Algeria experienced the emergence of new social and political cleavages earlier than some of its regional peers. Indeed, the 1988-1992 events leading to the civil war of the 1990s may have been the Algerian Arab Spring. That was a moment of dramatic change caused by the visible emergence of new social cleavages and political demands that were exacerbated by the fiscal crisis that the Algerian state had to face during the 1980s. A popular uprising started in October 1988, and the events that followed-reforms, political liberalisation, elections, the Islamist victory and the military coup d'état supported by Western powers-pushed Algeria into the toughest period of its recent history4-the "lost decade," 10 years of a bloody and ruthless civil war which caused more than 100,000 deaths and is still a bleeding wound in the political-psychological soul of Algerians.

These events also led Algeria to face the emergence of a radical jihadist threat, which would have turned into a major enemy of the Algerian state in the next 20 years. Although this threat has yet to be completely defeated, it nevertheless has a changed face: what was a major, direct, internal and structural threat to the stability of the Algerian regime-and likely the most dangerous threat ever faced by independent Algeria since its establishment-now has the features of a loose and erratic coalition of small terrorist groups acting mainly outside of Algeria's borders.

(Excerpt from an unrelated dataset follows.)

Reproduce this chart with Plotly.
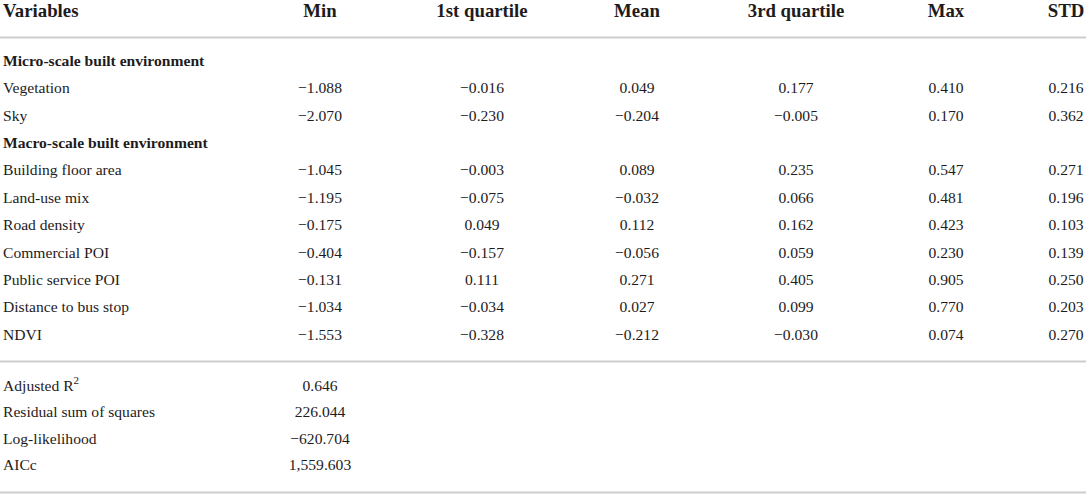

This story then is a successful, although troubled and bloody, story of counter-terrorism efforts. The focus on leaders-specifically, killing and arresting them-seems to be a feature of the Algerian approach to Groupe Islamique Armé (GIA). This focus seemed to be less strong concerning those groups that followed GIA, including splinter groups GSPC and AQIM, although the January 2013 crisis in Aménas suggested that Algeria, when facing the direct threat of terrorism on its own soil, is still keen to face terrorists without compromise, killing terrorists and rejecting any possible negotiate with them.